Developing a Framework
  • Comparison between codes of ethics in psychology to identify commonalties in the ethical principles used to develop them.
  • Comparison across domains and throughout history to assess the universality of the ethical principles used to develop codes of ethics in psychology.
  • Integration of principles and values having the greatest commonalty and universality into a framework.

Distilling a generic set of ethical principles
  • Respect for the dignity and rights of persons/peoples
  • Caring for others and concerns for their welfare
  • Competence
  • Integrity
  • Responsibility to society (professional, scientific)

Assessing universality
  • Review of internationally accepted documents such as the Universal Declaration of Human Rights to delineate the moral imperatives that underlie them.
  • Review of codes of ethics in other disciplines to identify the ethical principles used to develop them (e.g., sports, martial arts).
  • Review historical documents to identify roots of “modern” ethical principles (Babylon, India, Greece, Persia, Egypt, Japan, China…)
Source - http://www.apa.org/ed/governance/elc/2005/gauthier-declaration.ppt




Source - http://www.apa.org/ed/governance/elc/2005/gauthier-declaration.ppt
(Converted PPT file to PDF.)





The objectives of the Universal Declaration of Ethical Principles for Psychologists are to provide:

(a) a generic set of moral principles to be used as a template by psychology organizations worldwide to develop and revise their country-specific or region-specific ethical codes and standards;

(b) a universal standard against which the psychology community worldwide can assess progress in the ethical and moral relevancy of its codes of ethics;

(c) a shared moral framework for representatives of the psychology community to speak with a collective voice on matters of ethical concern; and

(d) a common basis for psychology as a discipline to evaluate alleged unethical behavior by its members.


 

Source - http://e-book.lib.sjtu.edu.cn/iupsys/ethics/Universal_dec.pdf


 

Source -  http://www.sagepub.com/cac6study/pdf/UniversalDeclaration.pdf


QUESTIONS AND ISSUES

A number of questions or issues have been brought up by psychologists during international consultations and focus-group discussions. I will now discuss briefly those encountered most frequently.

To avoid any confusion or misunderstanding, it is important to keep in mind that a universal declaration is

NOT a code of ethics, NOR is it a code of conduct.

  • Codes of conduct define the bottom lines of professional conduct (i.e., what you must or must not do)
  • Codes of ethics are more aspirational, articulating standards according to underlying principles and values.
  • Declarations of ethical principles reflect the principles and values that would guide the development of code of ethics or a code of conduct.
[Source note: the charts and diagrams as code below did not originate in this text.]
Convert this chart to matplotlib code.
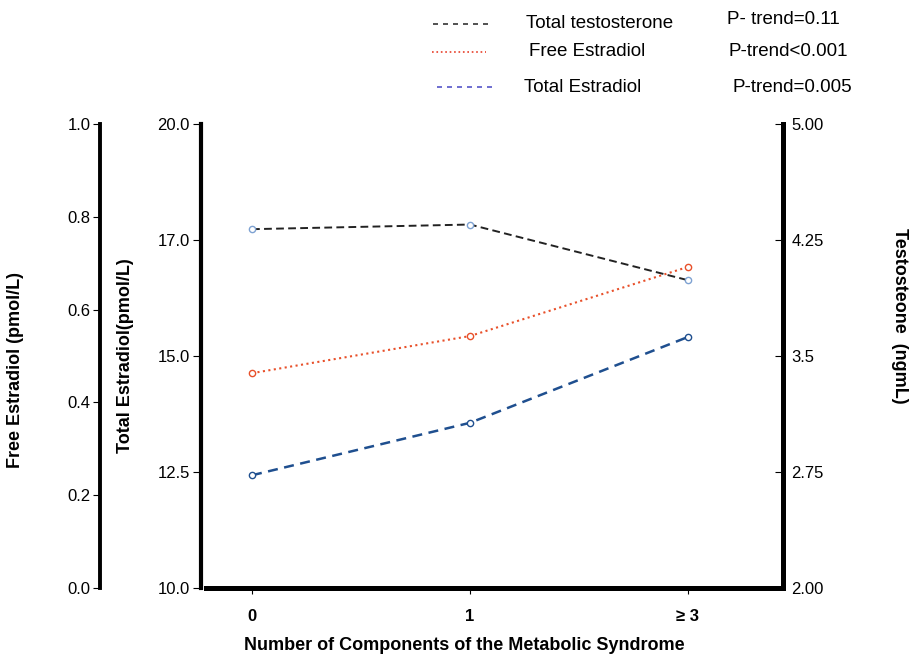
import numpy as np
import matplotlib.pyplot as plt
from matplotlib.lines import Line2D

plt.rcParams['font.family'] = ['Liberation Sans', 'DejaVu Sans']

# data
groups = ['0', '1', '\u2265 3']
total_testosterone = [4.32, 4.35, 3.99]    # ng/mL, right axis
free_estradiol = [0.463, 0.543, 0.692]     # pmol/L, outer left axis
total_estradiol = [12.43, 13.56, 15.41]    # pmol/L, inner left axis

legend_names = ['Total testosterone', 'Free Estradiol', 'Total Estradiol']
p_trends = ['P- trend=0.11', 'P-trend<0.001', 'P-trend=0.005']

W, H = 918, 667
x = np.arange(len(groups))

fig = plt.figure(figsize=(W / 100, H / 100), dpi=100)
ax = fig.add_axes([201 / W, 1 - 588 / H, 582 / W, 464 / H])
ax_t = ax.twinx()
ax_f = ax.twinx()

# total estradiol (inner left)
ax.plot(x, total_estradiol, color='#1f4f8f', lw=1.8, dashes=(4, 2.6),
        marker='o', ms=4.5, mfc='white', mec='#1f4f8f', mew=1.0)
ax.set_ylim(10, 20)
ax.set_yticks([10, 12.5, 15, 17.5, 20])
ax.set_yticklabels(['10.0', '12.5', '15.0', '17.0', '20.0'], fontsize=12)
ax.set_xlim(-0.234, 2.436)
ax.set_xticks(x)
ax.set_xticklabels(groups, fontsize=12, fontweight='bold')
ax.tick_params(axis='x', length=4, width=0.8, pad=11)
ax.tick_params(axis='y', length=6, width=0.8, pad=2)
ax.spines['top'].set_visible(False)
ax.spines['right'].set_visible(False)
ax.spines['left'].set_linewidth(3.0)
ax.spines['bottom'].set_linewidth(3.6)
ax.spines['bottom'].set_bounds(-0.21, 2.436)
ax.set_ylabel('Total Estradiol(pmol/L)', fontsize=13, fontweight='bold')
ax.yaxis.set_label_coords(-0.115, 0.5)
ax.set_xlabel('Number of Components of the Metabolic Syndrome',
              fontsize=13, fontweight='bold')
ax.xaxis.set_label_coords(0.453, -0.105)

# total testosterone (right)
ax_t.plot(x, total_testosterone, color='#222222', lw=1.4, dashes=(4, 2.2),
          marker='o', ms=4.5, mfc='white', mec='#7ea2d2', mew=1.0)
ax_t.set_ylim(2, 5)
ax_t.set_yticks([2, 2.75, 3.5, 4.25, 5])
ax_t.set_yticklabels(['2.00', '2.75', '3.5', '4.25', '5.00'], fontsize=12)
ax_t.tick_params(axis='y', direction='in', length=6, width=0.8, pad=6)
for s in ['top', 'left', 'bottom']:
    ax_t.spines[s].set_visible(False)
ax_t.spines['right'].set_linewidth(3.6)
ax_t.set_ylabel('Testosteone  (ngmL)', fontsize=13, fontweight='bold',
                rotation=270, va='center', ha='center')
ax_t.yaxis.set_label_coords(1.201, 0.586)

# free estradiol (outer left)
ax_f.plot(x, free_estradiol, color='#e8502a', lw=1.5, ls=':',
          marker='o', ms=4.5, mfc='white', mec='#e8502a', mew=1.0)
ax_f.set_ylim(0, 1)
ax_f.yaxis.set_ticks_position('left')
ax_f.yaxis.set_label_position('left')
ax_f.set_yticks(np.arange(0, 1.01, 0.2))
ax_f.set_yticklabels(['0.0', '0.2', '0.4', '0.6', '0.8', '1.0'])
for s in ['top', 'right', 'bottom']:
    ax_f.spines[s].set_visible(False)
ax_f.spines['left'].set_visible(True)
ax_f.spines['left'].set_position(('axes', -0.1735))
ax_f.spines['left'].set_linewidth(2.8)
ax_f.tick_params(axis='y', length=5, width=0.8, pad=2, labelsize=12)
ax_f.set_ylabel('Free Estradiol (pmol/L)', fontsize=13, fontweight='bold')
ax_f.yaxis.set_label_coords(-0.304, 0.47)

# hand-made legend at the top
leg_styles = [dict(color='#333333', lw=1.2, dashes=(3, 3)),
              dict(color='#e8402a', lw=1.2, ls=':'),
              dict(color='#5555c8', lw=1.2, dashes=(3, 3))]
leg_line_x = [(433, 490), (432, 486), (437, 493)]
leg_line_y = [24, 52, 87]
leg_text_x = [526, 529, 524]
leg_text_y = [23, 52, 87]
p_x = [727, 729, 733]
p_y = [19, 51, 87]
for i in range(3):
    x0, x1 = leg_line_x[i]
    fig.add_artist(Line2D([x0 / W, x1 / W], [1 - leg_line_y[i] / H] * 2,
                          transform=fig.transFigure, **leg_styles[i]))
    fig.text(leg_text_x[i] / W, 1 - leg_text_y[i] / H, legend_names[i],
             va='center', ha='left', fontsize=13.5)
    fig.text(p_x[i] / W, 1 - p_y[i] / H, p_trends[i],
             va='center', ha='left', fontsize=13.5)

fig.savefig('out.png', dpi=100)
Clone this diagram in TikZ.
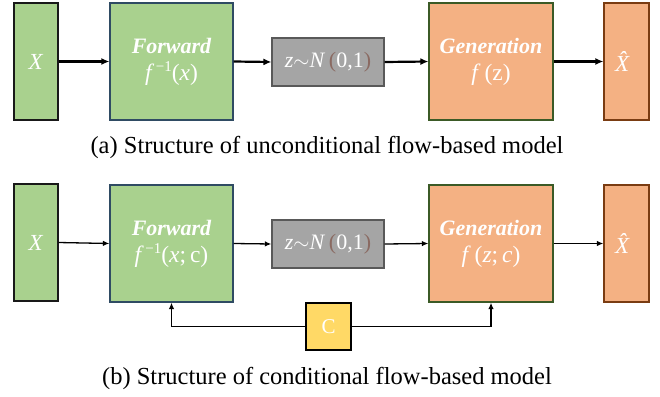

Because a universal declaration is aspirational in nature and generic in its wording, it cannot be enforced like a code or a law or a set of regulations. The purpose of a universal declaration is to inspire, NOT to enforce. History has shown that a universal declaration can be quite influential over time. For example, the Universal Declaration of Human Rights has greatly influenced the world since it was proclaimed by the United Nations in 1948.

The document emphasizes respect and caring not just for individuals, but also for families, groups, and communities. This is deliberate and it aims to address the issue of balance between the individual and the communal. Some cultures tend to emphasize the individual; others tend to emphasize the collective. Such cultural differences have implications for the interpretation of informed consent, confidentiality, privacy, professional boundaries, and decision-making. The document also emphasizes the role of community and culture in people’s lives. We have been strongly encouraged by cross-cultural psychologists to recognize the need to respect the dignity of peoples as well as of individuals. To address this issue more directly, the term “Respect for the Dignity of Persons / Peoples” will likely replace the term “Respect for the Dignity of All Human Beings” in a forthcoming revision of the document.

The document does not specifically use the term “human rights.” This is deliberate and in accordance with advice that was kindly given as early as 2002 and that was further validated by a group of cross-cultural psychologists at the 2006 International Congress of Cross-Cultural Psychology in Spetses, Greece. The term “human rights” is a forbidden term in some parts of the world and its use in the document would make it difficult and perhaps impossible for psychologists living in those parts to use the document to promote and develop ethics where they work. Concern for cultural sensitivity and the wish to have a document of worldwide value have directed us not to use the term “human rights” in the document.

It has been suggested at times that the document is too generic to be useful. It is true that it would be meaningless and useless if it were too generic. This is why each of the four ethical principles is followed by brief articles that are not only aspirational in terms of reflecting the fundamental values contained in the principle, but also that are somewhat more specific and focused in terms of content. This helps to make the document less generic without becoming prescriptive. It belongs to cultures to determine how best to translate the principles, values, and articles of the draft Declaration into reality.